» Task instructions
Pull every line containing "this" from the entries.
#####
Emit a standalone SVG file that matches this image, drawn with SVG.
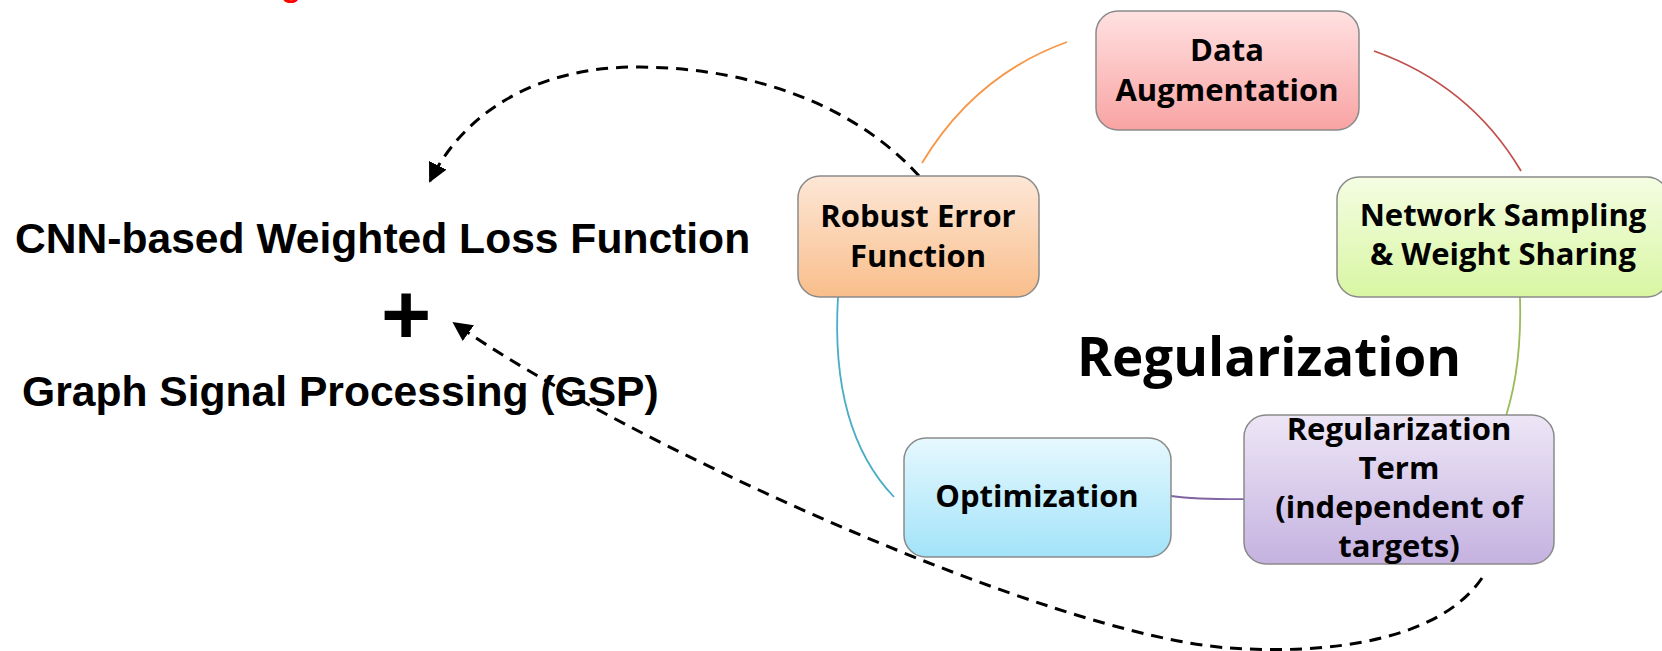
<svg xmlns="http://www.w3.org/2000/svg" width="1662" height="651" viewBox="0 0 1662 651">
  <defs>
    <linearGradient id="gRed" x1="0" y1="0" x2="0" y2="1">
      <stop offset="0" stop-color="#ffe1e1"/>
      <stop offset="1" stop-color="#f9a3a3"/>
    </linearGradient>
    <linearGradient id="gOrange" x1="0" y1="0" x2="0" y2="1">
      <stop offset="0" stop-color="#fde7d7"/>
      <stop offset="1" stop-color="#f9be8b"/>
    </linearGradient>
    <linearGradient id="gGreen" x1="0" y1="0" x2="0" y2="1">
      <stop offset="0" stop-color="#f4fde2"/>
      <stop offset="1" stop-color="#d8f6a3"/>
    </linearGradient>
    <linearGradient id="gBlue" x1="0" y1="0" x2="0" y2="1">
      <stop offset="0" stop-color="#e6f8fe"/>
      <stop offset="1" stop-color="#a2e3f9"/>
    </linearGradient>
    <linearGradient id="gPurple" x1="0" y1="0" x2="0" y2="1">
      <stop offset="0" stop-color="#ede6f6"/>
      <stop offset="1" stop-color="#c5b2e0"/>
    </linearGradient>
    <marker id="arrow" viewBox="0 0 10 10" refX="9" refY="5" markerWidth="6.5" markerHeight="6.5" markerUnits="strokeWidth" orient="auto">
      <path d="M0,0 L10,5 L0,10 z" fill="#000"/>
    </marker>
  </defs>
  <style>
    .box { stroke: #8a8a8a; stroke-width: 1.5; }
    .lbl { font-family: "Open Sans", "Noto Sans", sans-serif; font-weight: bold; font-size: 31px; fill: #000; text-anchor: middle; }
    .side { font-family: "Liberation Sans", Arial, sans-serif; font-weight: bold; font-size: 42.6px; fill: #000; }
    .plus { font-family: "Liberation Sans", Arial, sans-serif; font-weight: bold; font-size: 86px; fill: #000; text-anchor: middle; }
    .cyc { fill: none; stroke-width: 1.8; }
    .dash { fill: none; stroke: #000; stroke-width: 3; stroke-dasharray: 12 8; }
  </style>

  <rect width="1662" height="651" fill="#fff"/>

  <!-- red heading, mostly above the top edge -->
  <text x="280" y="-5" font-family="Liberation Sans, Arial, sans-serif" font-size="40" fill="#ff0000">g</text>

  <!-- left-hand labels -->
  <g id="loss-text">
    <text class="side" x="15" y="253">CNN-based Weighted Loss Function</text>
    <text class="plus" x="406" y="344">+</text>
    <text class="side" x="22" y="406">Graph Signal Processing (GSP)</text>
  </g>

  <!-- cycle connectors and dashed feedback arrows -->
  <g id="connectors">
    <path class="cyc" stroke="#f79646" d="M922,163 Q975,75 1067,42"/>
    <path class="cyc" stroke="#c0504d" d="M1374,51 Q1470,85 1521,171"/>
    <path class="cyc" stroke="#9bbb59" d="M1520,297 Q1522,365 1506,416"/>
    <path class="cyc" stroke="#4bacc6" d="M838,297 Q830,430 894,497"/>
    <path class="cyc" stroke="#8064a2" d="M1171,496 Q1200,500 1263,499"/>
    <path class="dash" marker-end="url(#arrow)" d="M919,176 C860,110 760,68 640,67 C540,66 465,110 430,181"/>
    <path class="dash" marker-end="url(#arrow)" d="M1482,578 C1440,640 1330,655 1230,648 C1050,636 620,440 454,323"/>
  </g>

  <g id="data-augmentation">
    <rect class="box" x="1096" y="11" width="263" height="119" rx="22" fill="url(#gRed)"/>
    <text class="lbl" x="1227" y="61">Data</text>
    <text class="lbl" x="1227" y="101">Augmentation</text>
  </g>

  <g id="robust-error-function">
    <rect class="box" x="798" y="176" width="241" height="121" rx="22" fill="url(#gOrange)"/>
    <text class="lbl" x="918" y="227">Robust Error</text>
    <text class="lbl" x="918" y="267">Function</text>
  </g>

  <g id="network-sampling">
    <rect class="box" x="1337" y="177" width="332" height="120" rx="22" fill="url(#gGreen)"/>
    <text class="lbl" x="1503" y="226">Network Sampling</text>
    <text class="lbl" x="1503" y="265">&amp; Weight Sharing</text>
  </g>

  <g id="optimization">
    <rect class="box" x="904" y="438" width="267" height="119" rx="22" fill="url(#gBlue)"/>
    <text class="lbl" x="1037" y="507">Optimization</text>
  </g>

  <g id="regularization-term">
    <rect class="box" x="1244" y="415" width="310" height="149" rx="22" fill="url(#gPurple)"/>
    <text class="lbl" x="1399" y="440">Regularization</text>
    <text class="lbl" x="1399" y="479">Term</text>
    <text class="lbl" x="1399" y="518">(independent of</text>
    <text class="lbl" x="1399" y="557">targets)</text>
  </g>

  <g id="regularization-title">
    <text x="1269" y="376" font-family="Open Sans, Noto Sans, sans-serif" font-weight="bold" font-size="53" text-anchor="middle" fill="#000">Regularization</text>
  </g>
</svg>
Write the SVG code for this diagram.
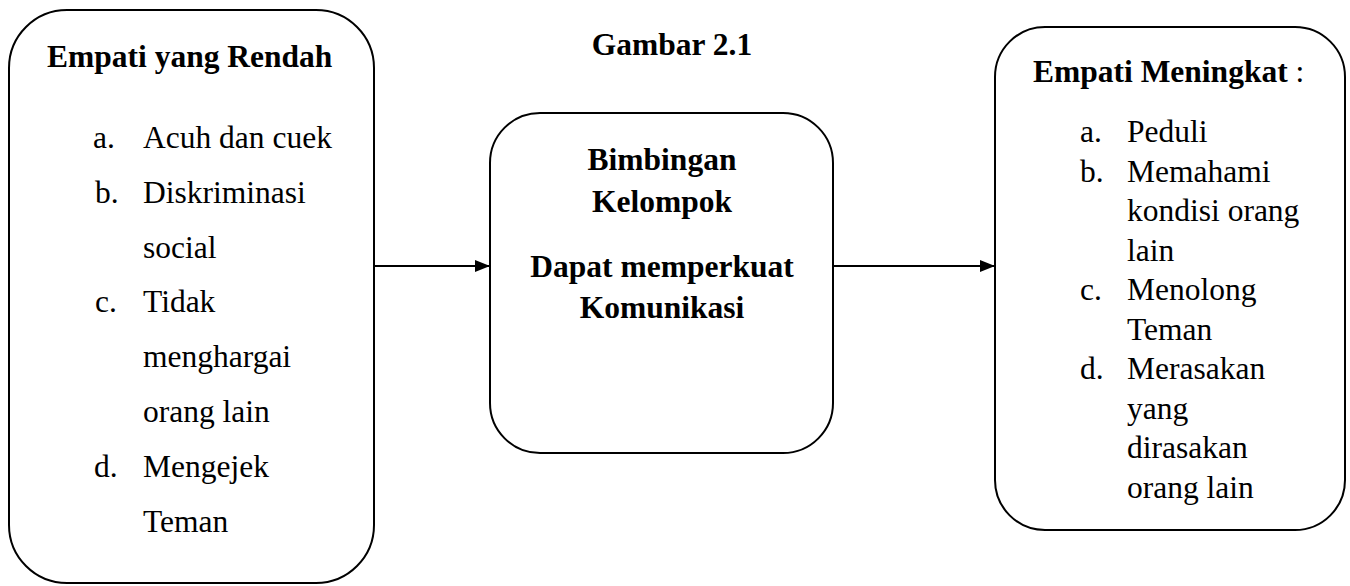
<svg xmlns="http://www.w3.org/2000/svg" width="1350" height="586" viewBox="0 0 1350 586">
<style>
.box{fill:#fff;stroke:#000;stroke-width:2}
.t{font-family:"Liberation Serif","Times New Roman",serif;font-size:31.5px;fill:#000}
.b{font-weight:bold}
.c{text-anchor:middle}
.con{stroke:#000;stroke-width:2;fill:none}
</style>
<defs>
<marker id="ah" viewBox="0 0 15 12" refX="15" refY="6" markerWidth="15" markerHeight="12" markerUnits="userSpaceOnUse" orient="auto">
<path d="M0,0 L15,6 L0,12 Z" fill="#000"/>
</marker>
</defs>
<rect width="1350" height="586" fill="#fff"/>
<text class="t b c" x="672" y="55">Gambar 2.1</text>
<g id="node-rendah">
<rect class="box" x="9" y="10" width="365" height="573" rx="58" ry="58"/>
<text class="t b" x="47" y="67">Empati yang Rendah</text>
<text class="t" x="93" y="148">a.</text><text class="t" x="143" y="148">Acuh dan cuek</text>
<text class="t" x="95" y="203">b.</text><text class="t" x="143" y="203">Diskriminasi</text>
<text class="t" x="143" y="258">social</text>
<text class="t" x="95" y="312">c.</text><text class="t" x="143" y="312">Tidak</text>
<text class="t" x="143" y="367">menghargai</text>
<text class="t" x="143" y="422">orang lain</text>
<text class="t" x="94" y="477">d.</text><text class="t" x="143" y="477">Mengejek</text>
<text class="t" x="143" y="532">Teman</text>
</g>
<g id="node-bimbingan">
<rect class="box" x="490" y="113" width="343" height="340" rx="50" ry="50"/>
<text class="t b c" x="662" y="170">Bimbingan</text>
<text class="t b c" x="662" y="212">Kelompok</text>
<text class="t b c" x="662" y="277">Dapat memperkuat</text>
<text class="t b c" x="662" y="318">Komunikasi</text>
</g>
<g id="node-meningkat">
<rect class="box" x="995" y="27" width="350" height="503" rx="50" ry="50"/>
<text class="t" x="1033" y="82"><tspan class="b">Empati Meningkat</tspan> :</text>
<text class="t" x="1080" y="142">a.</text><text class="t" x="1127" y="142">Peduli</text>
<text class="t" x="1080" y="181.5">b.</text><text class="t" x="1127" y="181.5">Memahami</text>
<text class="t" x="1127" y="221">kondisi orang</text>
<text class="t" x="1127" y="260.5">lain</text>
<text class="t" x="1080" y="300">c.</text><text class="t" x="1127" y="300">Menolong</text>
<text class="t" x="1127" y="339.5">Teman</text>
<text class="t" x="1080" y="379">d.</text><text class="t" x="1127" y="379">Merasakan</text>
<text class="t" x="1127" y="418.5">yang</text>
<text class="t" x="1127" y="458">dirasakan</text>
<text class="t" x="1127" y="497.5">orang lain</text>
</g>
<g id="connectors">
<line class="con" x1="374" y1="266" x2="490" y2="266" marker-end="url(#ah)"/>
<line class="con" x1="833" y1="266" x2="995" y2="266" marker-end="url(#ah)"/>
</g>
</svg>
#####
» Solved problem
Emit a standalone SVG file that matches this image, drawn with SVG.
Write the SVG code for this diagram.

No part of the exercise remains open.